A chart showing the changes in thresholds after 14 years and across three VO2 max tests
I had VO2 max tests done in 2005, 2013, and 2019. Before 2005, I was doing a lot of regular but unstructured ice and alpine climbing. Between 2005 and 2010, I was running a wholesale business and sport climbing. Between 2010 and 2013, I did nothing, working for a software company and sitting all day. Between 2013 and 2019, I studied endurance training and competed in skimo racing. In 2019, I attended the ISMF World Championships as a member of the Canadian National Team.

What do these tests mean?

While looking at the chart and thinking about my training history, I can make a few conclusions:

Changes in heart rate are low-hanging fruit

Despite several active years, my threshold heart rates haven’t changed. On my first VO2 test, my aerobic and anaerobic threshold heart rates were within 5% of each other. Today, they’re just under.

I suspect that changes in threshold heart rates are an early stage change. Typical of early stage changes, they may be quick, but not significant in the long-term. Any improvement likely happened between 1999 and 2005 when I was ice and alpine climbing.

I undertrained in my 30s

I had significant demands on my time in my thirties. I was running a business and starting a family. Sport climbing was the easiest thing to fit in. I never rock climbed better, but it didn’t do much for my aerobic fitness. Between 2010 and 2013, I was even busier. I didn’t do anything physical for three years.

Proper endurance training increases aerobic capacity

The increases in threshold paces came via a thorough education in endurance training. My friend Scott Johnston answered hundreds of questions and gave me lots of good advice. He told me what books to read. That knowledge was a huge help when setting up my training program.

In particular, I made several changes to my training program in 2018. That allowed for a much greater training volume which allowed for a lot more intensity. I suspect that the biggest increase in my threshold paces happened that year.

A chart of annual training volume in hours and elevation gain
Annual training volume: The years noted represent the competitive season. For training, those years started in the preceding April and ending in March of the year listed. My annual training was philosophically correct, but unfortunately inconsistent. The last three years were the most productive with a noticeable volume increase for 2019. My volume peaked at 736 hours and just under 229,000 vertical meters.

VO2 max isn’t a big factor in performance

Between 2013 and 2019, my threshold paces increased by significant amounts.
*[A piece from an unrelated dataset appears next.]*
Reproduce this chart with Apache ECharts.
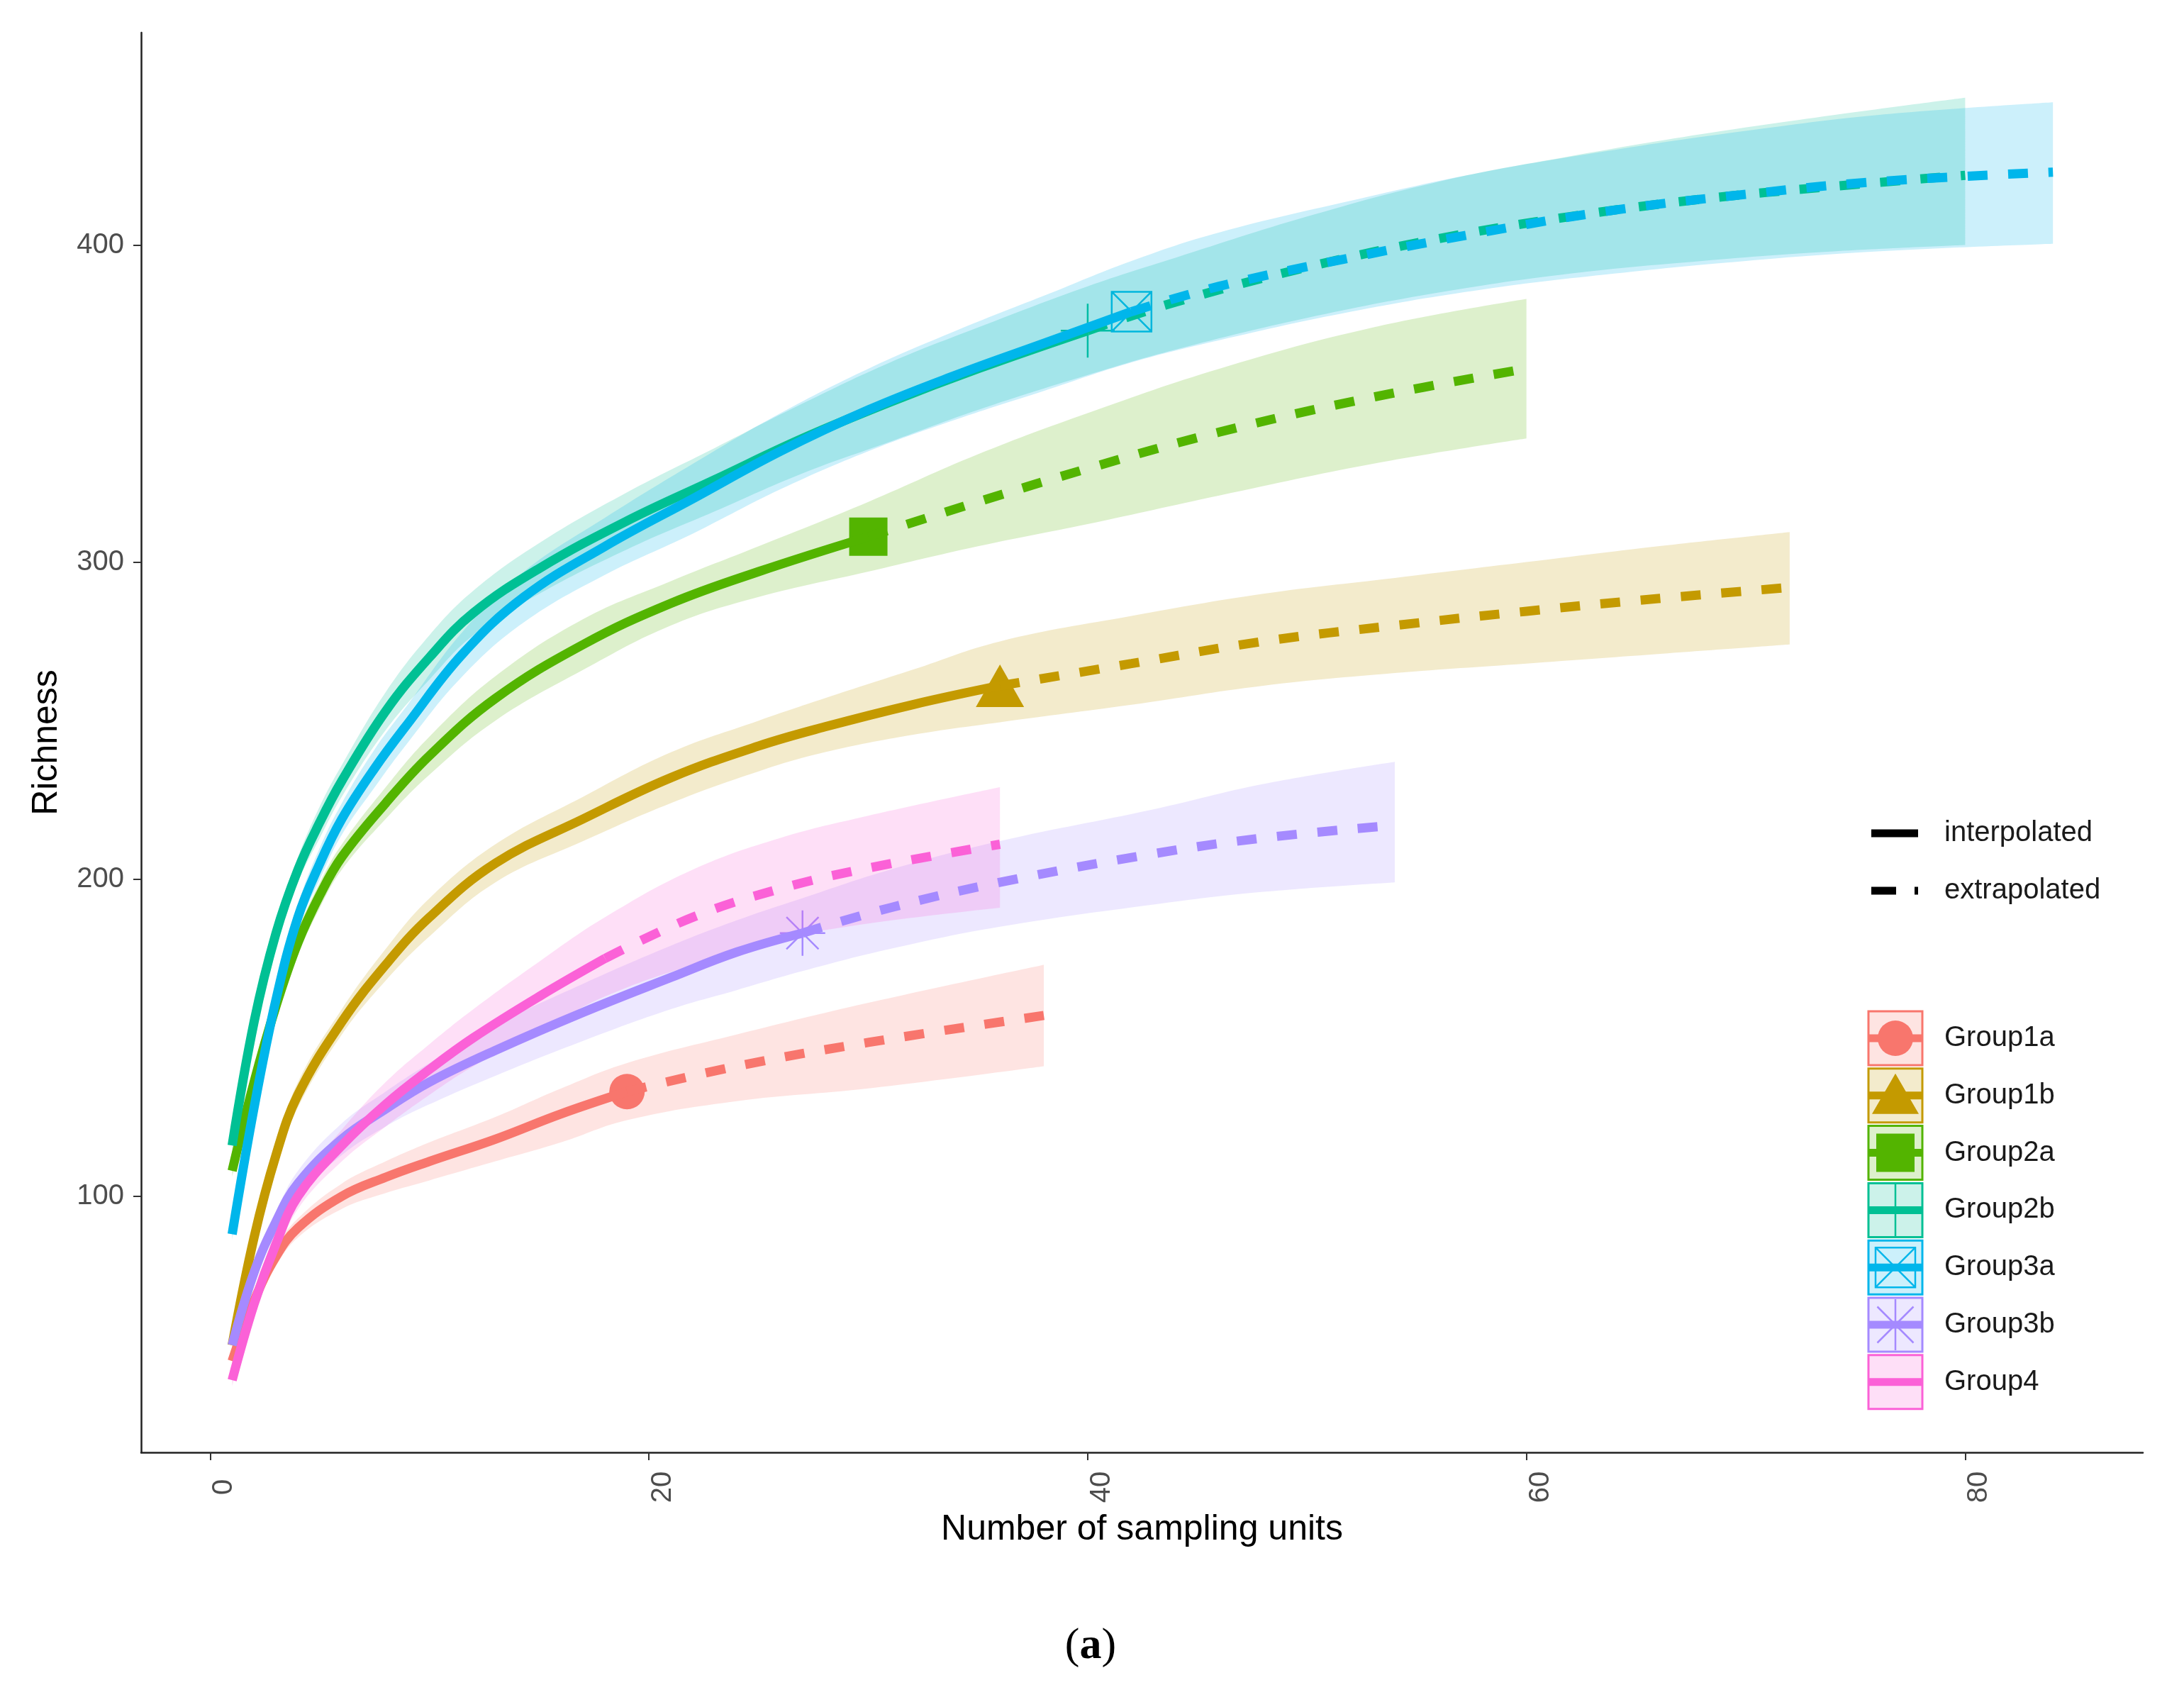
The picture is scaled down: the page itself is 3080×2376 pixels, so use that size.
<!DOCTYPE html>
<html>
<head>
    <meta charset="utf-8">
    <title>Richness rarefaction / extrapolation</title>
    <script src="https://cdn.jsdelivr.net/npm/echarts@6/dist/echarts.min.js"></script>
    <style>
        html, body { margin: 0; padding: 0; background: #fff; }
        #chart { width: 3080px; height: 2376px; }
    </style>
</head>
<body>
<div id="chart"></div>
<script>
    // groups and their observed sample sizes
    var groupNames = ['Group1a', 'Group1b', 'Group2a', 'Group2b', 'Group3a', 'Group3b', 'Group4'];
    var groupColors = ['#F8766D', '#C49A00', '#53B400', '#00C094', '#00B6EB', '#A58AFF', '#FB61D7'];
    var observedN = [19, 36, 30, 40, 42, 27, 18];

    var xTicks = [0, 20, 40, 60, 80];
    var yTicks = [100, 200, 300, 400];

    // Group1a
    var g1aX  = [1, 2, 3, 4, 6, 8, 10, 13, 16, 19, 24, 30, 38];
    var g1aY  = [48, 67, 81, 90, 100, 106, 111, 118, 126, 133, 141, 148.5, 157];
    var g1aLo = [46, 64, 78, 87, 96, 101, 105, 111, 117, 124, 130, 134, 141];
    var g1aHi = [50, 70, 84, 93, 104, 111, 117, 125, 134, 142, 151, 161, 173];

    // Group1b
    var g1bX  = [1, 2, 3, 4, 6, 8, 10, 13, 17, 21, 25, 28, 32, 36, 42, 48, 54, 60, 66, 72];
    var g1bY  = [53, 87, 113, 132, 155, 173, 188, 205, 219, 232, 242, 248, 255, 261, 268, 275, 280, 284.5, 288.5, 292];
    var g1bLo = [51, 84, 110, 128, 151, 168, 182, 199, 212, 224, 234, 240, 245.5, 249.5, 255, 261, 265, 268, 271, 274];
    var g1bHi = [55, 90, 116, 136, 159, 178, 194, 211, 226, 240, 250, 257, 266, 275, 283, 290, 295, 300, 305, 309.5];

    // Group2a
    var g2aX  = [1, 2, 3, 4, 5, 6, 8, 10, 13, 17, 21, 25, 30, 35, 40, 46, 53, 60];
    var g2aY  = [108, 136, 160, 180, 195, 207, 224, 239, 257, 274, 287, 297, 308, 319, 329.5, 341, 352, 361];
    var g2aLo = [106, 133, 156, 176, 191, 203, 219, 233, 250, 266, 280, 289, 297, 305, 312, 321, 331, 339];
    var g2aHi = [110, 139, 164, 184, 199, 211, 229, 245, 264, 282, 294, 305, 319, 334, 347, 361, 374, 383];

    // Group2b
    var g2bX  = [1, 2, 3, 4, 5, 6, 8, 10, 12, 15, 19, 23, 27, 31, 35, 40, 44, 50, 56, 62, 68, 74, 80];
    var g2bY  = [116, 155, 183, 203, 218, 231, 253, 270, 284, 298, 313, 326, 339, 350.5, 361, 373, 382, 393, 402, 409, 414.5, 418.5, 422];
    var g2bLo = [114, 152, 179, 199, 213, 226, 247, 263, 277, 290, 304, 316, 328, 338, 348, 359, 367, 377, 385, 391, 395, 398, 400];
    var g2bHi = [118, 158, 187, 207, 223, 236, 259, 277, 291, 306, 322, 336, 350, 363, 374, 387, 396, 409, 420, 428, 435, 441, 446.5];

    // Group3a
    var g3aX  = [1, 2, 3, 4, 5, 6, 7.5, 9, 11.5, 14.3, 18, 22, 26, 30, 34, 38, 42, 46, 52, 58, 64, 70, 76, 84];
    var g3aY  = [88, 128, 162, 188, 205, 219, 235, 249, 271, 289, 305, 320, 335, 348, 359, 369, 379, 387, 396, 404, 411, 416, 420, 423];
    var g3aLo = [86, 125, 158, 184, 200, 214, 229, 243, 264, 281, 296, 309, 323, 335, 345, 354, 363, 370, 379, 386, 391, 395, 398, 400.4];
    var g3aHi = [90, 131, 166, 192, 210, 224, 241, 255, 278, 297, 314, 331, 347, 361, 373, 384, 395, 404, 414, 423, 430, 436, 441, 445];

    // Group3b
    var g3bX  = [1, 2, 3, 4, 6, 8, 10, 13, 17, 21, 24, 27, 31, 36, 43, 48, 54];
    var g3bY  = [53, 76, 92, 104, 118, 127.5, 136, 146, 158, 169, 177, 183, 191, 199, 208, 213, 217];
    var g3bLo = [51, 73, 89, 100, 113, 122, 129, 138, 149, 159, 165, 171, 178, 185, 192, 196, 199];
    var g3bHi = [55, 79, 95, 108, 123, 133, 142, 154, 167, 179, 187, 194, 203, 212, 222, 230, 237];

    // Group4
    var g4X  = [1, 2, 3, 4, 6, 8, 10, 12, 15, 18, 22, 26, 30, 36];
    var g4Y  = [42, 66, 85, 100, 116, 129, 140, 150, 163, 175, 188, 197, 203.5, 211];
    var g4Lo = [40, 63, 81, 96, 111, 122, 132, 141, 152, 163, 173, 181, 186, 191];
    var g4Hi = [44, 69, 89, 104, 121, 136, 148, 159, 174, 188, 203, 213, 220, 229];

    var groupX  = [g1aX, g1bX, g2aX, g2bX, g3aX, g3bX, g4X];
    var groupY  = [g1aY, g1bY, g2aY, g2bY, g3aY, g3bY, g4Y];
    var groupLo = [g1aLo, g1bLo, g2aLo, g2bLo, g3aLo, g3bLo, g4Lo];
    var groupHi = [g1aHi, g1bHi, g2aHi, g2bHi, g3aHi, g3bHi, g4Hi];

    var plusPath = 'path://M5,0L5,10M0,5L10,5';
    var boxXPath = 'path://M0,0L10,0L10,10L0,10ZM0,0L10,10M10,0L0,10';
    var starPath = 'path://M5,0L5,10M0,5L10,5M1.46,1.46L8.54,8.54M8.54,1.46L1.46,8.54';
    var markerSymbol = ['circle', 'triangle', 'rect', plusPath, boxXPath, starPath, 'none'];
    var markerSize = [50, [68, 60], 54, 76, 56, 64, 0];
    var markerHollow = [false, false, false, true, true, true, false];

    var FONT = '"Liberation Sans", Arial, sans-serif';
    var SMOOTH = 0.4;

    function rgba(hex, a) {
        var n = parseInt(hex.slice(1), 16);
        return 'rgba(' + (n >> 16) + ',' + ((n >> 8) & 255) + ',' + (n & 255) + ',' + a + ')';
    }

    var markerSeries = [], lineSeries = [], bandSeries = [];
    groupNames.forEach(function (name, i) {
        var xs = groupX[i], ys = groupY[i], n = observedN[i], c = groupColors[i];
        var interp = [], extrap = [], obs = null;
        xs.forEach(function (x, k) {
            if (x <= n) interp.push([x, ys[k]]);
            if (x >= n) extrap.push([x, ys[k]]);
            if (x === n) obs = [x, ys[k]];
        });

        if (markerSymbol[i] !== 'none') {
            markerSeries.push({
                type: 'scatter', name: name, data: [obs], silent: true,
                symbol: markerSymbol[i], symbolSize: markerSize[i],
                itemStyle: markerHollow[i]
                    ? {color: 'rgba(0,0,0,0)', borderColor: c, borderWidth: 2.5, opacity: 1}
                    : {color: c, opacity: 1}
            });
        }

        lineSeries.push({
            type: 'line', name: name, data: interp, smooth: SMOOTH,
            symbol: 'none', silent: true,
            lineStyle: {color: c, width: 13, cap: 'butt'}
        });
        lineSeries.push({
            type: 'line', name: name, data: extrap, smooth: SMOOTH,
            symbol: 'none', silent: true,
            lineStyle: {color: c, width: 13, type: [28, 29], cap: 'butt'}
        });

        // ribbon: value put in the first column so that the stack adds on y
        bandSeries.push({
            type: 'line', stack: 'band' + i, encode: {x: 1, y: 0},
            data: xs.map(function (x, k) { return [groupLo[i][k], x]; }),
            smooth: SMOOTH, symbol: 'none', silent: true,
            lineStyle: {opacity: 0, width: 0}
        });
        bandSeries.push({
            type: 'line', stack: 'band' + i, encode: {x: 1, y: 0},
            data: xs.map(function (x, k) { return [groupHi[i][k] - groupLo[i][k], x]; }),
            smooth: SMOOTH, symbol: 'none', silent: true,
            lineStyle: {opacity: 0, width: 0},
            areaStyle: {color: c, opacity: 0.2}
        });
    });

    // legend drawn as graphics (line type keys + group keys)
    var graphics = [];
    var keyX = 2635, keyW = 76, textX = 2742;
    graphics.push({type: 'line', shape: {x1: keyX + 4, y1: 1175, x2: keyX + 70, y2: 1175}, style: {stroke: '#000', lineWidth: 11}});
    graphics.push({type: 'text', x: textX, y: 1175, style: {text: 'interpolated', fontSize: 40, fontFamily: FONT, fill: '#1a1a1a', verticalAlign: 'middle'}});
    graphics.push({type: 'line', shape: {x1: keyX + 4, y1: 1256, x2: keyX + 70, y2: 1256}, style: {stroke: '#000', lineWidth: 11, lineDash: [35, 26]}});
    graphics.push({type: 'text', x: textX, y: 1256, style: {text: 'extrapolated', fontSize: 40, fontFamily: FONT, fill: '#1a1a1a', verticalAlign: 'middle'}});

    groupNames.forEach(function (name, i) {
        var c = groupColors[i];
        var cy = 1464 + i * 80.8;
        var cx = keyX + keyW / 2;
        graphics.push({type: 'rect', shape: {x: keyX, y: cy - 38, width: keyW, height: 76},
            style: {fill: rgba(c, 0.2), stroke: c, lineWidth: 3}});
        graphics.push({type: 'line', shape: {x1: keyX, y1: cy, x2: keyX + keyW, y2: cy},
            style: {stroke: c, lineWidth: 11}});
        var thin = {stroke: c, lineWidth: 2.5, fill: null};
        if (i === 0) {
            graphics.push({type: 'circle', shape: {cx: cx, cy: cy, r: 25}, style: {fill: c}});
        } else if (i === 1) {
            graphics.push({type: 'polygon', shape: {points: [[cx, cy - 31], [cx + 33, cy + 26], [cx - 33, cy + 26]]}, style: {fill: c}});
        } else if (i === 2) {
            graphics.push({type: 'rect', shape: {x: cx - 27, y: cy - 27, width: 54, height: 54}, style: {fill: c}});
        } else if (i === 3) {
            graphics.push({type: 'line', shape: {x1: cx, y1: cy - 38, x2: cx, y2: cy + 38}, style: thin});
        } else if (i === 4) {
            graphics.push({type: 'rect', shape: {x: cx - 28, y: cy - 28, width: 56, height: 56}, style: thin});
            graphics.push({type: 'line', shape: {x1: cx - 28, y1: cy - 28, x2: cx + 28, y2: cy + 28}, style: thin});
            graphics.push({type: 'line', shape: {x1: cx + 28, y1: cy - 28, x2: cx - 28, y2: cy + 28}, style: thin});
        } else if (i === 5) {
            [[0, 36], [36, 0], [25.5, 25.5], [25.5, -25.5]].forEach(function (d) {
                graphics.push({type: 'line', shape: {x1: cx - d[0], y1: cy - d[1], x2: cx + d[0], y2: cy + d[1]}, style: thin});
            });
        }
        graphics.push({type: 'text', x: textX, y: cy, style: {text: name, fontSize: 40, fontFamily: FONT, fill: '#1a1a1a', verticalAlign: 'middle'}});
    });

    // panel caption
    graphics.push({
        type: 'text', x: 1538, y: 2322,
        style: {
            text: '{n|(}{b|a}{n|)}', align: 'center', verticalAlign: 'middle',
            rich: {
                n: {fontSize: 62, fontFamily: '"Liberation Serif", "DejaVu Serif", serif', fill: '#000'},
                b: {fontSize: 62, fontWeight: 'bold', fontFamily: '"Liberation Serif", "DejaVu Serif", serif', fill: '#000'}
            }
        }
    });

    var myChart = echarts.init(document.getElementById('chart'));
    var option = {
        animation: false,
        backgroundColor: '#fff',
        grid: {left: 199, right: 58, top: 46, bottom: 328, containLabel: false},
        xAxis: {
            type: 'value', min: -3.15, max: 88.1,
            name: 'Number of sampling units', nameLocation: 'middle', nameGap: 84,
            nameTextStyle: {fontSize: 50, fontFamily: FONT, color: '#000'},
            axisLine: {show: true, onZero: false, lineStyle: {color: '#222', width: 2.5}},
            axisTick: {show: true, customValues: xTicks, length: 11, lineStyle: {color: '#333', width: 2}},
            axisLabel: {customValues: xTicks, rotate: 90, margin: 49, align: 'center', verticalAlign: 'top',
                fontSize: 40, fontFamily: FONT, color: '#4d4d4d'},
            splitLine: {show: false}
        },
        yAxis: {
            type: 'value', min: 19.2, max: 467,
            name: 'Richness', nameLocation: 'middle', nameRotate: 90, nameGap: 108,
            nameTextStyle: {fontSize: 50, fontFamily: FONT, color: '#000'},
            axisLine: {show: true, onZero: false, lineStyle: {color: '#222', width: 2.5}},
            axisTick: {show: true, customValues: yTicks, length: 11, lineStyle: {color: '#333', width: 2}},
            axisLabel: {customValues: yTicks, margin: 24, fontSize: 40, fontFamily: FONT, color: '#4d4d4d'},
            splitLine: {show: false}
        },
        graphic: graphics,
        series: markerSeries.concat(lineSeries, bandSeries)
    };
    myChart.setOption(option);
</script>
</body>
</html>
My increase in VO2max was much less.

For a long time, physiologists have known that VO2max isn’t the best predictor of performance. But the popular press won’t give it up. It’s a sticky idea that’s easy to grasp. Much easier than the complexity of endurance training.

Not only did my VO2 not change that much, but it was never world-class to begin with.

…unless the relationship between VO2 max and threshold paces is non-linear

Could it be the case that a 1% increase in VO2 max equals a ~5% increase in anaerobic threshold and a ~6% increase in aerobic? If that relationship holds, then it would explain the pace changes that I’ve had in the last six years.

But… if I had trained in my 30s, and my VO2 max was 7% higher, would my anaerobic threshold pace have been 35% faster than it is today? And my aerobic threshold pace, 42% faster?

I have no idea, but I doubt it. Those increases seem too good to be true.

What now?

I’ve finished my short-course skimo experiment. It’s not something that I want to repeat, especially something like this past season. Staying fast over three months of races is exhausting. Not only physically; the mental fatigue is huge.

But loss aversion is a powerful force. I have a lot of training knowledge, and I’m 45. The knowledge won’t decay, but my potential will. I have, at best, another five years where I might make gains. Then an age-related decline in endurance is almost certain.

I’m sure the gains that I could make now are quite marginal. I doubt I could spend the next five years training and add another ~20+ percent to my threshold paces. If improvements occur, they’ll likely be in the low single digits.

Are marginal gains worth the significant training volume required? That’s the question that I need to answer.

More important than any increases in speed, I need to decide what to apply them to. Without an inspiring pursuit, I wouldn’t be able to sustain the motivation to make those gains.

Long-course skimo racing is appealing, as is cycling and getting back to climbing. However, I couldn’t ask for three more conflicting sports… Maybe an impossible balancing act will be the next challenge.